- Born: 1986 (age 39–40) Jodhpur, India
- Education: University of Waterloo
- Occupations: CEO and co-founder, Cloud Health Systems
- Known for: Founder of Instacart

= Apoorva Mehta =

Canadian-American billionaire

Apoorva Mehta (born 1986) is a billionaire Canadian-American businessman and the founder of Instacart and Cloud Health Systems. As of September 2023 he had a net worth of $1.3 billion, owing to his 10% ownership share of Instacart and his stake in Cloud Health Systems.

==Biography==
===Early life and education===
Mehta was born in 1986 in Jodhpur, India. He moved to Libya shortly after he was born, where his father worked for electric transmission line company. In 2000, when he was 14, he and his family moved to Hamilton, Ontario, Canada. He graduated from the University of Waterloo with an electrical engineering degree.

===Early career===
Mehta worked for four months as a design engineer at Blackberry and Qualcomm before joining Amazon in 2008 as a supply-chain engineer. In 2010, Mehta left Amazon and moved to San Francisco to become an entrepreneur. Between 2010 and 2012, he launched 20 startups, almost all of which failed. Failed businesses included an advertising startup for gaming companies and a social network for lawyers.

===Instacart===
After getting inspiration from being low on groceries without owning a car as well as his trips to the grocery store by bus in the cold while growing up in Canada, Mehta founded Instacart in 2012 at age 26. He tried to apply for funding through Y Combinator but missed the deadline.
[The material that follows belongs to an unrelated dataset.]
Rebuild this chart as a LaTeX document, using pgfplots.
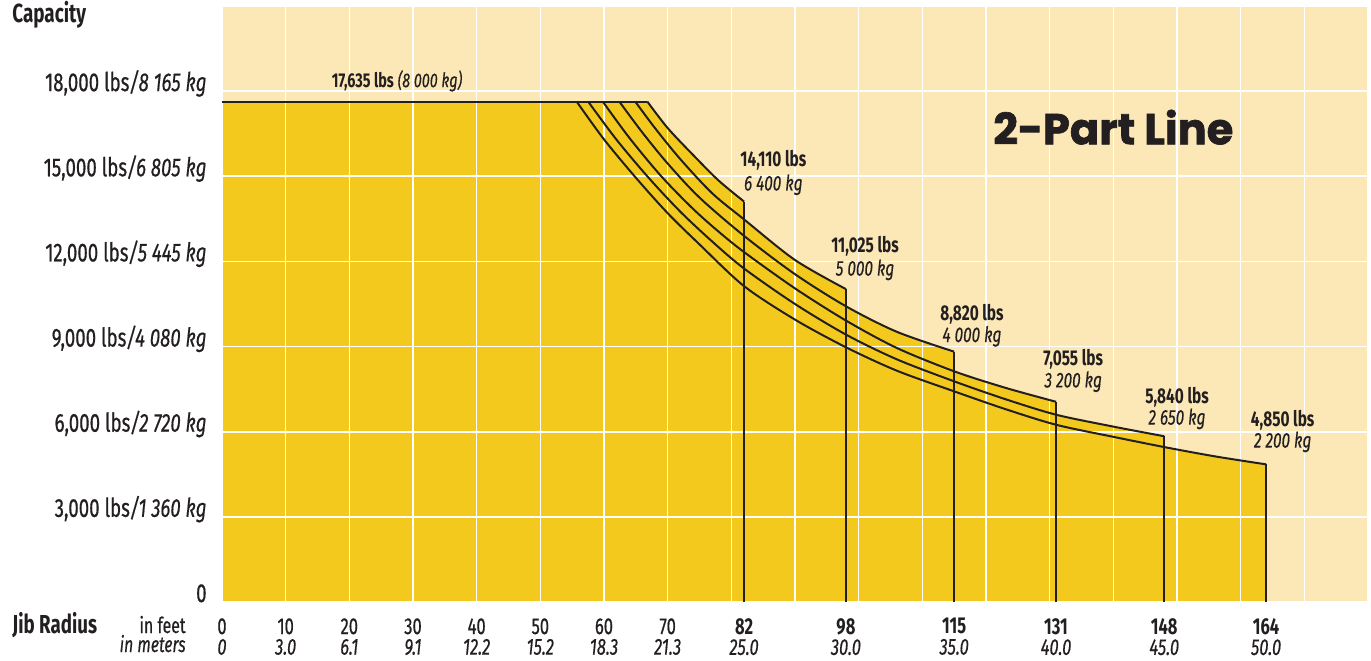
\documentclass[border=0pt]{standalone}
\usepackage{fontspec}
\setmainfont{Fira Sans}[FakeStretch=0.72, UprightFeatures={FakeBold=0.6}, ItalicFeatures={FakeBold=0.4}]
\newfontfamily\pop{Poppins}[BoldFeatures={FakeBold=1.5}]
\usepackage{pgfplots}
\pgfplotsset{compat=1.18}
\definecolor{bglight}{HTML}{FCE8B6}
\definecolor{yellowfill}{HTML}{F3C91E}
\definecolor{dark}{HTML}{231F20}
\newcommand{\lbl}{\fontsize{10.7}{12}\selectfont}
\begin{document}
\begin{tikzpicture}
\begin{axis}[
  set layers,
  scale only axis, width=573pt, height=298pt,
  xmin=0, xmax=180, ymin=0, ymax=21000,
  axis line style={draw=none},
  tick style={draw=none}, major tick length=0pt,
  grid=major, grid style={white, line width=0.8pt},
  xtick={0,10,...,180},
  xticklabels={{0\\\textit{0}},{10\\\textit{3.0}},{20\\\textit{6.1}},{30\\\textit{9.1}},{40\\\textit{12.2}},{50\\\textit{15.2}},{60\\\textit{18.3}},{70\\\textit{21.3}},{},{},{},{},{},{},{},{},{},{},{}},
  xticklabel style={align=center, anchor=north, inner sep=0pt, yshift=-8pt, font=\fontsize{11.5}{10.3}\selectfont, text=dark},
  extra x ticks={82,98,115,131,148,164},
  extra x tick labels={{\textbf{82}\\\textit{25.0}},{\textbf{98}\\\textit{30.0}},{\textbf{115}\\\textit{35.0}},{\textbf{131}\\\textit{40.0}},{\textbf{148}\\\textit{45.0}},{\textbf{164}\\\textit{50.0}}},
  extra x tick style={grid=none},
  ytick={0,3000,...,21000},
  yticklabels={{0},{3,000 lbs\textit{/1 360 kg}},{6,000 lbs\textit{/2 720 kg}},{9,000 lbs\textit{/4 080 kg}},{12,000 lbs\textit{/5 445 kg}},{15,000 lbs\textit{/6 805 kg}},{18,000 lbs\textit{/8 165 kg}},{}},
  yticklabel style={anchor=base east, inner sep=0pt, xshift=-7.5pt, font=\fontsize{13}{15}\selectfont, text=dark},
  scaled y ticks=false,
  clip=false,
]
% backgrounds
\addplot[draw=none, fill=bglight, on layer=axis background] coordinates {(0,21000)(180,21000)} \closedcycle;
\addplot[draw=none, fill=yellowfill, on layer=axis background] coordinates {
 (0,17635)(66.8,17635)(70,16700)(74,15750)(78,14850)(82,14110)
 (82,13480)(90,12050)(98,11025)
 (98,10420)(106,9520)(115,8820)
 (115,8128)(123,7550)(131,7055)
 (131,6600)(140,6180)(148,5840)
 (148,5459)(156,5130)(164,4850)} \closedcycle;
% flat top
\addplot[dark, line width=1pt] coordinates {(0,17635)(66.8,17635)};
% curves
\addplot[dark, line width=1pt, smooth] coordinates {(66.8,17635)(70,16700)(74,15750)(78,14850)(82,14110)};
\addplot[dark, line width=1pt, smooth] coordinates {(64.9,17635)(68,16700)(72,15600)(77,14400)(82,13480)(90,12050)(98,11025)};
\addplot[dark, line width=1pt, smooth] coordinates {(62.4,17635)(66,16550)(70,15450)(75,14250)(82,12900)(90,11550)(98,10420)(106,9520)(115,8820)};
\addplot[dark, line width=1pt, smooth] coordinates {(59.8,17635)(64,16350)(69,15000)(74,13850)(78,13050)(82,12330)(90,11050)(98,9917)(106,8950)(115,8128)(123,7550)(131,7055)};
\addplot[dark, line width=1pt, smooth] coordinates {(57.5,17635)(62,16280)(67,14950)(72,13750)(77,12700)(82,11750)(90,10500)(98,9423)(106,8550)(115,7775)(123,7150)(131,6600)(140,6180)(148,5840)};
\addplot[dark, line width=1pt, smooth] coordinates {(55.7,17635)(60,16300)(65,14950)(70,13700)(75,12600)(82,11130)(90,9950)(98,8975)(106,8150)(115,7422)(123,6800)(131,6246)(140,5820)(148,5459)(156,5130)(164,4850)};
% verticals
\addplot[dark, line width=1pt] coordinates {(82,0)(82,14110)};
\addplot[dark, line width=1pt] coordinates {(98,0)(98,11025)};
\addplot[dark, line width=1pt] coordinates {(115,0)(115,8820)};
\addplot[dark, line width=1pt] coordinates {(131,0)(131,7055)};
\addplot[dark, line width=1pt] coordinates {(148,0)(148,5840)};
\addplot[dark, line width=1pt] coordinates {(164,0)(164,4850)};
% labels
\node[anchor=base, inner sep=0pt, font=\fontsize{10}{12}\selectfont, text=dark] at (axis cs:27.5,18139) {\textbf{17,635 lbs} \textit{(8 000 kg)}};
\node[anchor=base, inner sep=0pt, font=\lbl\bfseries, text=dark] at (axis cs:86.6,15330) {14,110 lbs};
\node[anchor=base, inner sep=0pt, font=\lbl\itshape, text=dark] at (axis cs:86.6,14500) {6 400 kg};
\node[anchor=base, inner sep=0pt, font=\lbl\bfseries, text=dark] at (axis cs:101.0,12330) {11,025 lbs};
\node[anchor=base, inner sep=0pt, font=\lbl\itshape, text=dark] at (axis cs:101.0,11500) {5 000 kg};
\node[anchor=base, inner sep=0pt, font=\lbl\bfseries, text=dark] at (axis cs:117.8,9920) {8,820 lbs};
\node[anchor=base, inner sep=0pt, font=\lbl\itshape, text=dark] at (axis cs:117.8,9160) {4 000 kg};
\node[anchor=base, inner sep=0pt, font=\lbl\bfseries, text=dark] at (axis cs:133.7,8320) {7,055 lbs};
\node[anchor=base, inner sep=0pt, font=\lbl\itshape, text=dark] at (axis cs:133.7,7560) {3 200 kg};
\node[anchor=base, inner sep=0pt, font=\lbl\bfseries, text=dark] at (axis cs:150.0,7010) {5,840 lbs};
\node[anchor=base, inner sep=0pt, font=\lbl\itshape, text=dark] at (axis cs:150.0,6250) {2 650 kg};
\node[anchor=base, inner sep=0pt, font=\lbl\bfseries, text=dark] at (axis cs:166.6,6200) {4,850 lbs};
\node[anchor=base, inner sep=0pt, font=\lbl\itshape, text=dark] at (axis cs:166.6,5440) {2 200 kg};
\node[anchor=base, inner sep=0pt, text=dark] at (axis cs:140.0,16128) {\resizebox{120pt}{!}{\pop\bfseries 2-Part Line}};
\coordinate (BL) at (rel axis cs:0,0);
\end{axis}
\node[anchor=base west, inner sep=0pt, font=\bfseries\fontsize{13.1}{15}\selectfont, text=dark] at ([xshift=-105pt, yshift=289.5pt]BL) {Capacity};
\node[anchor=base west, inner sep=0pt, font=\bfseries\fontsize{13}{15}\selectfont, text=dark] at ([xshift=-105pt, yshift=-15.5pt]BL) {Jib Radius};
\node[anchor=base east, inner sep=0pt, font=\fontsize{11}{13}\selectfont, text=dark] at ([xshift=-18pt, yshift=-15.5pt]BL) {in feet};
\node[anchor=base east, inner sep=0pt, font=\itshape\fontsize{11}{13}\selectfont, text=dark] at ([xshift=-18pt, yshift=-25pt]BL) {in meters};
\pgfresetboundingbox
\path[use as bounding box] (BL) ++(-111pt,-29pt) rectangle ++(685.5pt,330pt);
\end{tikzpicture}
\end{document}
He eventually got a meeting by using the Instacart mobile app to deliver a six-pack of beer from 21st Amendment Brewery to a Y Combinator partner and was admitted to the summer of 2012 batch. Y Combinator helped Mehta raise $2.3 million in funding and enabled him to meet his two co-founders, Max Mullen and Brandon Leonardo.

In July 2021, Mehta resigned as CEO and became the executive chairman. He left the company entirely in September 2023.

===Cloud Health Systems===
In 2022, Mehta founded Cloud Health Systems, a medical consulting venture. The company raised $30 million in seed funding, led by venture capital firm Thrive Capital, and was valued at $200 million.

==Awards and recognition==
Mehta was included on Forbes 30 under 30 in 2013. In 2021, he was included on the Time 100 Next.